I do have a happy drabble on the theme
Joe was always honest about what first attracted him to me. "You've got great tits," he said, propping his head up on his hand. "Plus, they're real."
"Most tits, not being holographic, are real." What passes for pillow talk with a geek girl and her first serious lover.
"Well, there's real, then there's real." He got up and went to the foot locker by the bed. The locker that held three years of back issues of Playboy, legacy of a stint in the Navy in the last days of Vietnam. Now, though, he pulled out several issues, flipping to the middle to check the centerfold. "See? Fake tits."
"How can you tell?" And we spent the next several hours comparing two dimensions unfavorably to three dimensions.
Connie, I liked that one too. It was cute. Or, you know, endearing or something.
Okay, here we go.
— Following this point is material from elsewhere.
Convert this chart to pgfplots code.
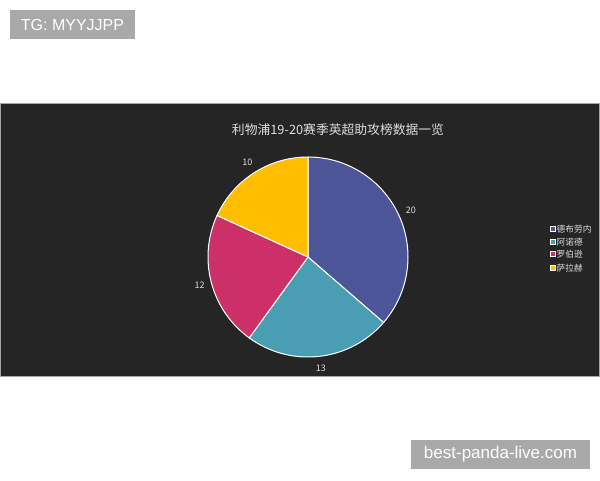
\documentclass[border=0pt]{standalone}
\usepackage{pgfplots}
\usepackage{pgfplotstable}
\pgfplotsset{compat=1.18}
\usetikzlibrary{calc}
\usepackage{fontspec}
\setmainfont{Liberation Sans}
\newfontfamily\cjk{Noto Sans CJK SC}
\definecolor{cA}{HTML}{4B5598}
\definecolor{cB}{HTML}{4A9EB3}
\definecolor{cC}{HTML}{CC3066}
\definecolor{cD}{HTML}{FFBF00}
\definecolor{panel}{HTML}{252525}
\definecolor{wm}{HTML}{A9A9A9}
\definecolor{txt}{HTML}{DDDDDD}
\pgfplotstableread{
name value
德布劳内 20
阿诺德 13
罗伯逊 12
萨拉赫 10
}\assists
\begin{document}
\begin{tikzpicture}
\pgfplotstablegetelem{0}{value}\of\assists \let\vA\pgfplotsretval
\pgfplotstablegetelem{1}{value}\of\assists \let\vB\pgfplotsretval
\pgfplotstablegetelem{2}{value}\of\assists \let\vC\pgfplotsretval
\pgfplotstablegetelem{3}{value}\of\assists \let\vD\pgfplotsretval
\pgfmathsetmacro\tot{\vA+\vB+\vC+\vD}
\pgfmathsetmacro\aA{90}
\pgfmathsetmacro\aB{\aA-360*\vA/\tot}
\pgfmathsetmacro\aC{\aB-360*\vB/\tot}
\pgfmathsetmacro\aD{\aC-360*\vC/\tot}
\pgfmathsetmacro\aE{\aD-360*\vD/\tot}
\pgfmathsetmacro\mA{(\aA+\aB)/2}
\pgfmathsetmacro\mB{(\aB+\aC)/2}
\pgfmathsetmacro\mC{(\aC+\aD)/2}
\pgfmathsetmacro\mD{(\aD+\aE)/2}
\begin{axis}[width=600pt,height=480pt,scale only axis,hide axis,clip=false,
  xmin=0,xmax=600,ymin=0,ymax=480]
% background
\fill[white] (axis cs:0,0) rectangle (axis cs:600,480);
% watermark boxes
\fill[wm] (axis cs:10,441) rectangle (axis cs:135,470);
\node[white,font=\fontsize{16}{18}\selectfont] at (axis cs:72.5,455.5) {TG: MYYJJPP};
\fill[wm] (axis cs:411,11) rectangle (axis cs:590,40);
\node[white,font=\fontsize{17}{18}\selectfont] at (axis cs:500.5,25.5) {best-panda-live.com};
% panel
\fill[panel,draw=gray!70,line width=1pt] (axis cs:0.5,103.5) rectangle (axis cs:599.5,376.5);
\node[txt,font=\cjk\fontsize{12.8}{15}\selectfont] at (axis cs:338,350) {利物浦19-20赛季英超助攻榜数据一览};
% pie
\def\cx{308}\def\cy{223}
\fill[cA,draw=white,line width=1pt] (axis cs:\cx,\cy) -- ++(\aA:100pt) arc[start angle=\aA,end angle=\aB,radius=100pt] -- cycle;
\fill[cB,draw=white,line width=1pt] (axis cs:\cx,\cy) -- ++(\aB:100pt) arc[start angle=\aB,end angle=\aC,radius=100pt] -- cycle;
\fill[cC,draw=white,line width=1pt] (axis cs:\cx,\cy) -- ++(\aC:100pt) arc[start angle=\aC,end angle=\aD,radius=100pt] -- cycle;
\fill[cD,draw=white,line width=1pt] (axis cs:\cx,\cy) -- ++(\aD:100pt) arc[start angle=\aD,end angle=\aE,radius=100pt] -- cycle;
\node[txt,font=\cjk\fontsize{9}{10}\selectfont] at ($(axis cs:\cx,\cy)+(\mA:113pt)$) {\vA};
\node[txt,font=\cjk\fontsize{9}{10}\selectfont] at ($(axis cs:\cx,\cy)+(\mB:112pt)$) {\vB};
\node[txt,font=\cjk\fontsize{9}{10}\selectfont] at ($(axis cs:\cx,\cy)+(\mC:112pt)$) {\vC};
\node[txt,font=\cjk\fontsize{9}{10}\selectfont] at ($(axis cs:\cx,\cy)+(\mD:112pt)$) {\vD};
% legend
\fill[cA,draw=white,line width=0.7pt] (axis cs:550,248.5) rectangle (axis cs:555,253.5);
\node[txt,anchor=west,inner sep=0pt,font=\cjk\fontsize{8.7}{10}\selectfont] at (axis cs:556.5,251) {德布劳内};
\fill[cB,draw=white,line width=0.7pt] (axis cs:550,235.5) rectangle (axis cs:555,240.5);
\node[txt,anchor=west,inner sep=0pt,font=\cjk\fontsize{8.7}{10}\selectfont] at (axis cs:556.5,238) {阿诺德};
\fill[cC,draw=white,line width=0.7pt] (axis cs:550,223.5) rectangle (axis cs:555,228.5);
\node[txt,anchor=west,inner sep=0pt,font=\cjk\fontsize{8.7}{10}\selectfont] at (axis cs:556.5,226) {罗伯逊};
\fill[cD,draw=white,line width=0.7pt] (axis cs:550,209.5) rectangle (axis cs:555,214.5);
\node[txt,anchor=west,inner sep=0pt,font=\cjk\fontsize{8.7}{10}\selectfont] at (axis cs:556.5,212) {萨拉赫};
\end{axis}
\pgfresetboundingbox
\path[use as bounding box] (current axis.south west) rectangle (current axis.north east);
\end{tikzpicture}
\end{document}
Inspired, as it were, by my current state of under-the-weatheredness.
---
potential
She lies on the couch, enshrouded in her fuzzy pink blanket, all the fires of hell battling in her throat. He tucks her in, the only stillness in the dorm lobby.
It is the first time she’s been sick away from home. He brushes her hair from her cheek, tells her he’s borrowed Murph’s car for the doctor.
She smells like death (though he won’t tell her he notices this until later) and probably looks worse. If he can care for her through strep with such gentleness while they’re dating, maybe they can care for each other all their lives.
I love all of these drabbles, the bloody and the sweet. For some reason, I want to write about my grandfather again. I was going to do a "hands" one about my grandmother, too. Maybe I should be writing more about them.
I don't know if it's because I'm the one running the drabbles, but I keep getting blocked -- I didn't write a hands drabble or a knots drabble. But here's my attempt at the standing/lying down drabble....
****
I had no choice when I spent weeks lying flat on my stomach; it was the only position that didn't cause unbearable pain. Give me all the options, and I’d rather sit, stand, walk. But I couldn’t. Those were taken away from me.
Now, with the surgeon looming over me, I was still lying down, but this time it was my choice. Let him do this, cut me open, fix the broken bits, and put me back together, and I might just get everything back. I might be able to choose when I lie down, and when, like my surgeon, I get to stand, and perform miracles.
Thanks -- I think I'm a little too Bob Like Carrots about my surgery, but I was totally blocked on what to write for this drabble, when it suddenly popped into my mind -- I was in that lying-down-with-*everyone*-standing situation for 6 weeks. Perfect drabble fodder.